I am a leader, veteran, wife, mother, mentor and entrepreneur. The first 28 years of my career were in the Canadian Armed Forces from which I retired at the rank of Lieutenant-Colonel. My husband jokes that I was born into the military, as both my parents are also veterans. I am grateful to the family members, friends, colleagues and mentors whose insights and advice helped me achieve success.
Throughout my career and as a volunteer in the community, I’ve made a point of being available to those who had concerns about how their careers were progressing. In 2007, I codified the lessons I’ve learned into five building blocks to achieving success. Since then I’ve written and spoken about these building blocks and several of the tactics you can use to help find a balanced path to success.
If you believe you are a success, then you are. This is equally true for Chief Executive Officers of Fortune 500 companies, as it is for homemakers, doctors, engineers, entrepreneurs, military
professionals, artists, actors, and those who dedicate their lives to their religion. Knowing what you are passionate about and what you want to achieve, is the first step. Once you know what your goals are, you can start mapping your path to success. In a perfect world you would earn a living pursuing a career that you are passionate about.
As you develop your definition of success, it is important to be honest with yourself about your abilities, interests and goals. You can be passionate about golf, but lack the skills and coordination to
make a living as a professional golfer. On the other hand, you may have a way with words and a history of convincing people that they should buy, attend, or support whatever you write about. In that case it would likely be better to pursue a career in marketing than a career as a golfer. Better yet, you may decide that your definition of success would be to pursue a career in marketing all things golf!

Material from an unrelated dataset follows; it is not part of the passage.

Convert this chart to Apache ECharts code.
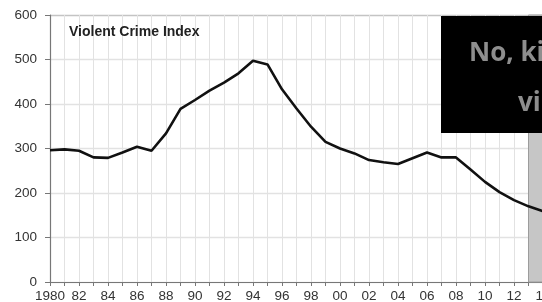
<!DOCTYPE html>
<html>
<head>
<meta charset="utf-8">
<script src="https://cdn.jsdelivr.net/npm/echarts@6/dist/echarts.min.js"></script>
<style>
  html, body { margin: 0; padding: 0; background: #fff; }
  #chart { width: 542px; height: 302px; }
</style>
</head>
<body>
<div id="chart"></div>
<script>
// data
var years = [1980, 1981, 1982, 1983, 1984, 1985, 1986, 1987, 1988, 1989,
             1990, 1991, 1992, 1993, 1994, 1995, 1996, 1997, 1998, 1999,
             2000, 2001, 2002, 2003, 2004, 2005, 2006, 2007, 2008, 2009,
             2010, 2011, 2012, 2013, 2014]
var crimeIndex = [296, 298, 295, 280, 279, 291, 304, 295, 334, 389,
                  409, 430, 448, 469, 497, 489, 433, 390, 349, 315,
                  300, 289, 274, 269, 265, 278, 291, 280, 280, 253,
                  225, 202, 184, 170, 159]
var shadeFrom = 2013
var shadeTo = 2014
var yTicks = [0, 100, 200, 300, 400, 500, 600]
var overlayLines = ['No, ki', 'vi']

var points = years.map(function (y, i) { return [y, crimeIndex[i]] })

var myChart = echarts.init(document.getElementById('chart'))
myChart.setOption({
  animation: false,
  title: {
    text: 'Violent Crime Index',
    left: 69,
    top: 25,
    padding: 0,
    textStyle: { fontFamily: 'Liberation Sans', fontSize: 14, fontWeight: 'bold', color: '#222' }
  },
  // grid runs past the right edge, the picture is cut there
  grid: { left: 50, top: 15, width: 493, bottom: 20, outerBoundsMode: 'none', containLabel: false },
  xAxis: {
    type: 'value',
    min: years[0],
    max: years[years.length - 1],
    interval: 1,
    axisLine: { lineStyle: { color: '#777', width: 1.2 } },
    axisTick: { show: true, length: 4, lineStyle: { color: '#777' } },
    axisLabel: {
      margin: 7,
      color: '#333',
      fontFamily: 'Liberation Sans',
      fontSize: 13.5,
      showMinLabel: true,
      showMaxLabel: true,
      hideOverlap: false,
      formatter: function (v) {
        if (v === years[0]) return String(v)
        return v % 2 === 0 ? String(v).slice(2) : ''
      }
    },
    splitLine: { show: true, lineStyle: { color: '#e2e2e2', width: 1 } }
  },
  yAxis: {
    type: 'value',
    min: yTicks[0],
    max: yTicks[yTicks.length - 1],
    interval: 100,
    axisLine: { show: true, lineStyle: { color: '#777', width: 1.2 } },
    axisTick: { show: true, length: 5, lineStyle: { color: '#777' } },
    axisLabel: { margin: 13, color: '#333', fontFamily: 'Liberation Sans', fontSize: 13.5 },
    splitLine: {
      show: true,
      lineStyle: { color: ['#e2e2e2', '#e2e2e2', '#e2e2e2', '#e2e2e2', '#e2e2e2', '#e2e2e2', '#c4c4c4'], width: 1.3 }
    }
  },
  series: [
    {
      type: 'line',
      data: points,
      showSymbol: false,
      lineStyle: { color: '#111', width: 2.6 },
      z: 5,
      markArea: {
        silent: true,
        itemStyle: { color: '#c6c6c6', borderColor: '#9c9c9c', borderWidth: 1 },
        data: [[{ xAxis: shadeFrom }, { xAxis: shadeTo }]]
      }
    }
  ],
  graphic: [
    { type: 'rect', shape: { x: 441, y: 16, width: 110, height: 117 }, style: { fill: '#000' }, z: 100 },
    { type: 'text', x: 469, y: 54, z: 101,
      style: { text: overlayLines[0], fill: '#8e8e8e', font: 'bold 26px "Open Sans"', verticalAlign: 'middle' } },
    { type: 'text', x: 518, y: 104, z: 101,
      style: { text: overlayLines[1], fill: '#8e8e8e', font: 'bold 26px "Open Sans"', verticalAlign: 'middle' } }
  ]
})
</script>
</body>
</html>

A good way to determine your passion is to think about how you would spend your time on an average perfect day. Yes, I meant what I wrote – I’m not trying to create a new oxymoron. An average perfect day is an average day in your perfect life. We all have good days, not so good days, and average days. Imagine if you were leading your perfect life; what would you do on an average day? If you’re having trouble with this, reminisce about what brought you joy as a child and reflect on what you enjoy most in your current life. Yes, I said life, not career. Your career is important but it may be that what you are passionate about is NOT what you are doing in your current career. You may be pursuing your passion as a volunteer, while working at a career simply to pay the bills. Once you’ve envisioned your average perfect day write it down, share it with a trusted friend, record yourself speaking about it, or create a vision board. If you’ve never heard of a vision board check out this great blog for easy to follow advice http://christinekane.com/how-to-make-a-vision-board/.
Success means different things to different people. I’ve met parents who chose to stay home to provide their young children a nurturing environment, who transfer that passion into successful careers helping others, as the children get older and more independent. I’ve met millionaire entrepreneurs who live well below their means because the things that many of us consider as the outward signs of success mean very little to them. All of these people are happy following their definition of success.
As an aside, if you’re interested in learning how most millionaires live then go to your library or local bookstore and find the books written by Thomas J. Stanley, PhD. I loved reading Millionaire Women Next Door and look forward to reading The Millionaire Next Door. You can learn more about Dr. Stanley at his webpage http://www.thomasjstanley.com/.
Spending time defining your perfect life is a crucial step in determining both your passion and your definition of success. Remember that you are the only person who can truly define what success
means to you. Well-meaning family and friends, work colleagues, fellow students, and even complete strangers all feel free to share career advice. The only person you MUST listen to is yourself. I do respectfully ask that you please pick something that does not harm others or the environment and is legal!
As I share future blogs on this topic I look forward to hearing about what success means to you, and how you set about to achieve it.